Per quanto riguarda l’età, che come suggerisce il galateo non si domanda mai ad una signora, possiamo tranquillamente considerare un ventaglio che s’apre dalla prepubertà alla trentina inoltrata. Pochi casi di menopausa e milfismo. Donne che ancora si concentrano, esclusivamente, sulla “selfistica”.

Scriveva Michel Houellebecq in uno dei suoi capolavori letterari, spesso tacciati di pornografia, che se le donne smettessero di indossare abiti succinti, noi uomini smetteremmo di guardare a loro come degli oggetti del desiderio. Anzi forse, addirittura, smetteremmo proprio di guardarle; e inizieremmo a curarci più dei nostri affari che di loro. Negandoci come fotografi enuchi o svuotati finanziatori. Meditavo a fondo su questo pensiero.

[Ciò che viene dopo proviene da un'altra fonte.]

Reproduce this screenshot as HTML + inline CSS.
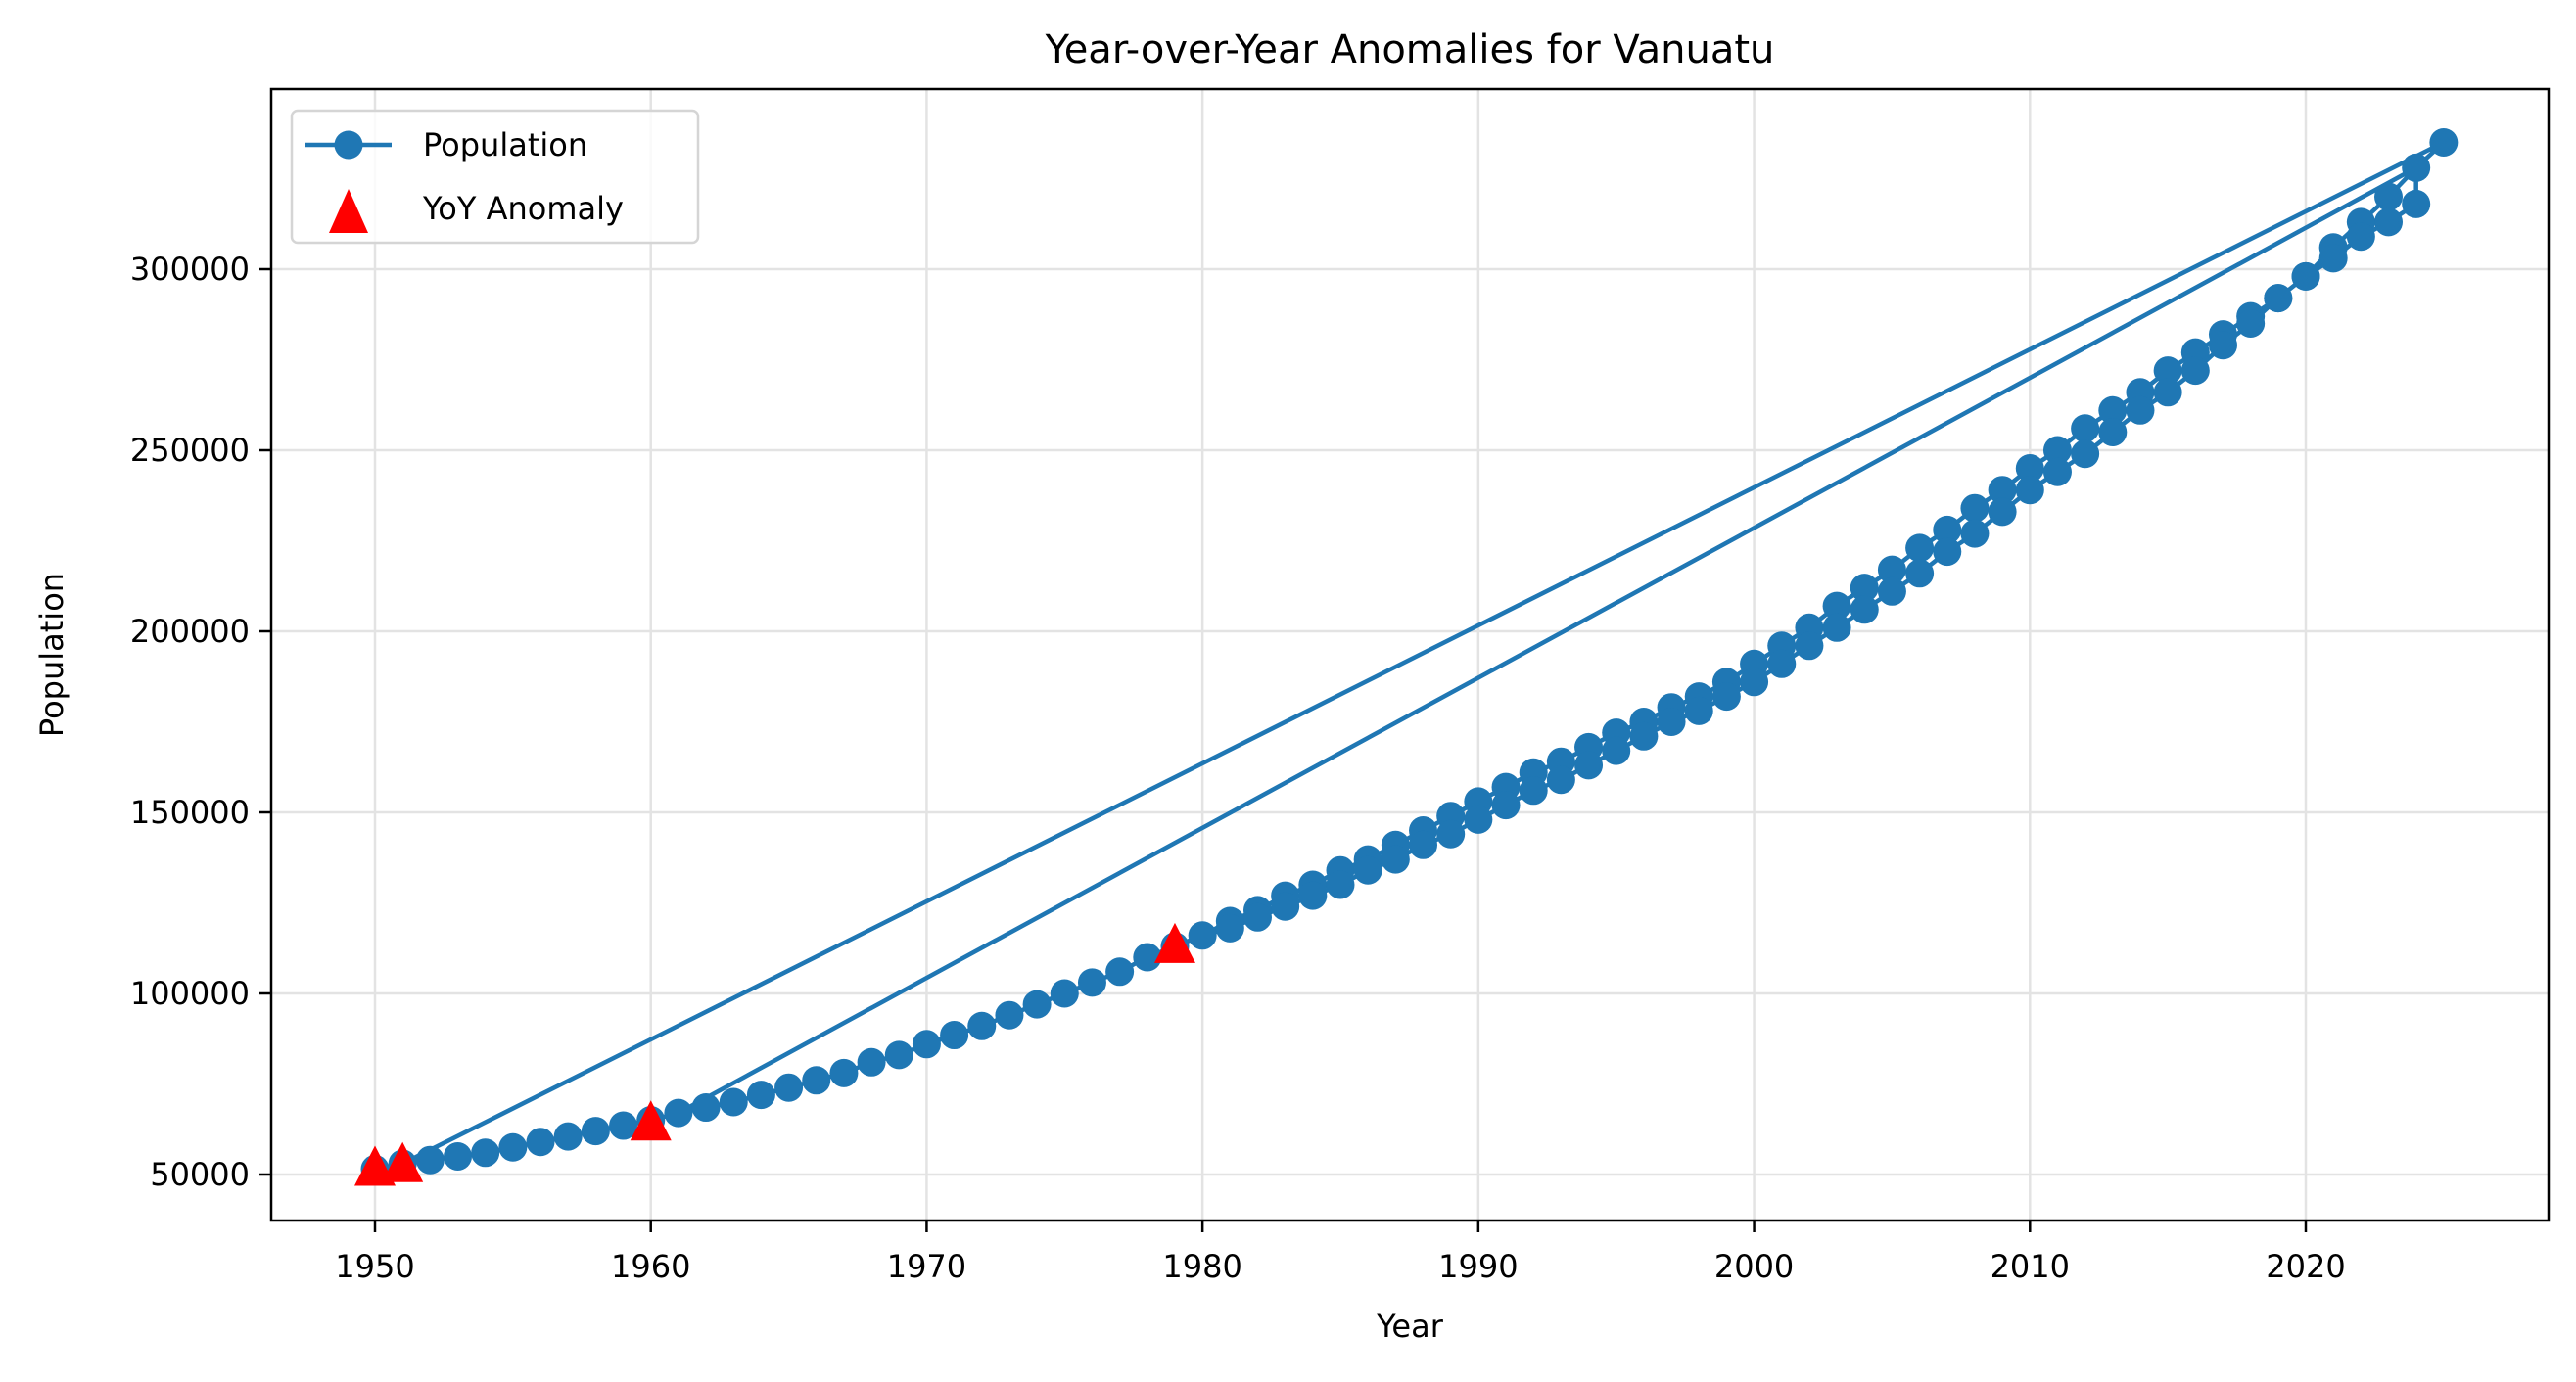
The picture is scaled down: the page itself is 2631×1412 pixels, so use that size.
<!DOCTYPE html>
<html><head><meta charset="utf-8"><style>
body{margin:0;background:#fff;}
svg text{font-family:"DejaVu Sans","Liberation Sans",sans-serif;fill:#000;}
</style></head><body>
<svg id="chart" width="2631" height="1407" xmlns="http://www.w3.org/2000/svg">
<rect width="2631" height="1407" fill="#fff"/>
<g id="grid"></g>
<g id="series"></g>
<g id="axes"></g>
</svg>
<script>
const earlyYears=[1950,1951,1952,1953,1954,1955,1956,1957,1958,1959,1960,1961,1962,1963,1964,1965,1966,1967,1968,1969,1970,1971,1972,1973,1974,1975,1976,1977,1978,1979,1980];
const earlyPop=[51500,53000,54000,55000,56000,57500,59000,60500,62000,63500,65000,67000,68500,70000,72000,74000,76000,78000,81000,83000,86000,88500,91000,94000,97000,100000,103000,106000,110000,113000,116000];
const lateYears=[1981,1982,1983,1984,1985,1986,1987,1988,1989,1990,1991,1992,1993,1994,1995,1996,1997,1998,1999,2000,2001,2002,2003,2004,2005,2006,2007,2008,2009,2010,2011,2012,2013,2014,2015,2016,2017,2018,2019,2020,2021,2022,2023,2024];
const upperPop=[120000,123000,127000,130000,134000,137000,141000,145000,149000,153000,157000,161000,164000,168000,172000,175000,179000,182000,186000,191000,196000,201000,207000,212000,217000,223000,228000,234000,239000,245000,250000,256000,261000,266000,272000,277000,282000,287000,292000,298000,306000,313000,320000,328000];
const lowerPop=[118000,121000,124000,127000,130000,134000,137000,141000,144000,148000,152000,156000,159000,163000,167000,171000,175000,178000,182000,186000,191000,196000,201000,206000,211000,216000,222000,227000,233000,239000,244000,249000,255000,261000,266000,272000,279000,285000,292000,298000,303000,309000,313000,318000];
const lastYear=2025, lastPop=335000;
const anomalyYears=[1950,1951,1960,1979];
const anomalyPop=[51500,52500,64000,113000];
const xTicks=[1950,1960,1970,1980,1990,2000,2010,2020];
const yTicks=[50000,100000,150000,200000,250000,300000];

const L=277,R=2603,T=91,B=1247;
const X=v=>383+(v-1950)*(2355-383)/70;
const Y=v=>1200-(v-50000)*(1200-275)/250000;
const NS="http://www.w3.org/2000/svg";
function mk(tag,attrs,parent,txt){const e=document.createElementNS(NS,tag);for(const k in attrs)e.setAttribute(k,attrs[k]);if(txt!==undefined)e.textContent=txt;parent.appendChild(e);return e;}
const grid=document.getElementById('grid'),series=document.getElementById('series'),axes=document.getElementById('axes'),svg=document.getElementById('chart');

xTicks.forEach(t=>{
 const g=mk('line',{x1:X(t),x2:X(t),y1:T,y2:B,stroke:'#e3e3e3','stroke-width':2.5},grid);
 
 
 mk('line',{x1:X(t),x2:X(t),y1:B,y2:B+12,stroke:'#000','stroke-width':2.5},axes);
 const lb=mk('text',{x:X(t),y:B+58,'text-anchor':'middle','font-size':32},axes,String(t));
 
 
});
yTicks.forEach(t=>{
 const g=mk('line',{x1:L,x2:R,y1:Y(t),y2:Y(t),stroke:'#e3e3e3','stroke-width':2.5},grid);
 
 
 mk('line',{x1:L-12,x2:L,y1:Y(t),y2:Y(t),stroke:'#000','stroke-width':2.5},axes);
 const lb=mk('text',{x:L-22,y:Y(t)+11,'text-anchor':'end','font-size':32},axes,String(t));
 
 
});

const n=lateYears.length;
const px=[],py=[];
px.push(earlyYears[0],earlyYears[1]);py.push(earlyPop[0],earlyPop[1]);
px.push(lastYear);py.push(lastPop);
for(let i=n-1;i>=0;i--){px.push(lateYears[i]);py.push(upperPop[i]);}
for(let i=earlyYears.length-1;i>=11;i--){px.push(earlyYears[i]);py.push(earlyPop[i]);}
px.push(lateYears[n-1]);py.push(upperPop[n-1]);
for(let i=n-1;i>=0;i--){px.push(lateYears[i]);py.push(lowerPop[i]);}
for(let i=earlyYears.length-1;i>=2;i--){px.push(earlyYears[i]);py.push(earlyPop[i]);}
const line=mk('polyline',{points:px.map((v,i)=>X(v)+','+Y(py[i])).join(' '),fill:'none',stroke:'#1f77b4','stroke-width':4.5,'stroke-linejoin':'round'},series);


const allX=earlyYears.concat(lateYears,lateYears,[lastYear]);
const allY=earlyPop.concat(upperPop,lowerPop,[lastPop]);
allX.forEach((v,i)=>{
 const c=mk('circle',{cx:X(v),cy:Y(allY[i]),r:14.5,fill:'#1f77b4'},series);
 
 
});
anomalyYears.forEach((v,i)=>{
 const cx=X(v),cy=Y(anomalyPop[i]);
 const p=mk('polygon',{points:`${cx},${cy-24} ${cx-21},${cy+17} ${cx+21},${cy+17}`,fill:'#ff0000'},series);
 
 
});
const frame=mk('rect',{x:L,y:T,width:R-L,height:B-T,fill:'none',stroke:'#000','stroke-width':2.5},axes);



const title=mk('text',{x:(L+R)/2,y:64,'text-anchor':'middle','font-size':40},svg,'Year-over-Year Anomalies for Vanuatu');


const xl=mk('text',{x:(L+R)/2,y:1366,'text-anchor':'middle','font-size':32},svg,'Year');


const yl=mk('text',{x:64,y:(T+B)/2,'text-anchor':'middle','font-size':32,transform:`rotate(-90 64 ${(T+B)/2})`},svg,'Population');



const lg=mk('g',{},svg);


mk('rect',{x:298,y:113,width:415,height:135,rx:6,fill:'#fff','fill-opacity':0.8,stroke:'#d5d5d5','stroke-width':2.5},lg);
mk('line',{x1:312,x2:400,y1:148,y2:148,stroke:'#1f77b4','stroke-width':4.5},lg);
mk('circle',{cx:356,cy:148,r:14.5,fill:'#1f77b4'},lg);
const t1=mk('text',{x:432,y:159,'font-size':32},lg,'Population');


mk('polygon',{points:'356,193 336,238 376,238',fill:'#ff0000'},lg);
const t2=mk('text',{x:432,y:224,'font-size':32},lg,'YoY Anomaly');


</script>
</body></html>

Mentre fissavo comunque e malvolentieri quei culi, e mi dicevo: mi sono inerpicato fin qui per leggere in santa pace, e ora, invece... Non m’importa se l’unico neurone che alberga la loro scatola cranica si muove solo al ritmo di “jerusalema” - che c’ha quasi rotto le palle come “karaoke guantanamera” - o se quando le porti a fare il bagno potrebbero gridare sgomente davanti a tutta la spiaggia “Amo! Ce stanno i pesci in acqua”…

Così, a malincuore, ho dovuto ammettere la sconfitta dell’intelletto piegato di fronte alla carne viva; e ho consegnato la spada del comando - com’era usanza fare tra gli sconfitti al

tempo dei grandi duelli sui mari. Il capitano del vascello conquistato, consegnava la proprio sciabola al capitano che aveva conseguito la vittoria. Così io confesso loro la vittoria. Ottenuta su ogni lido, a colpi di culo.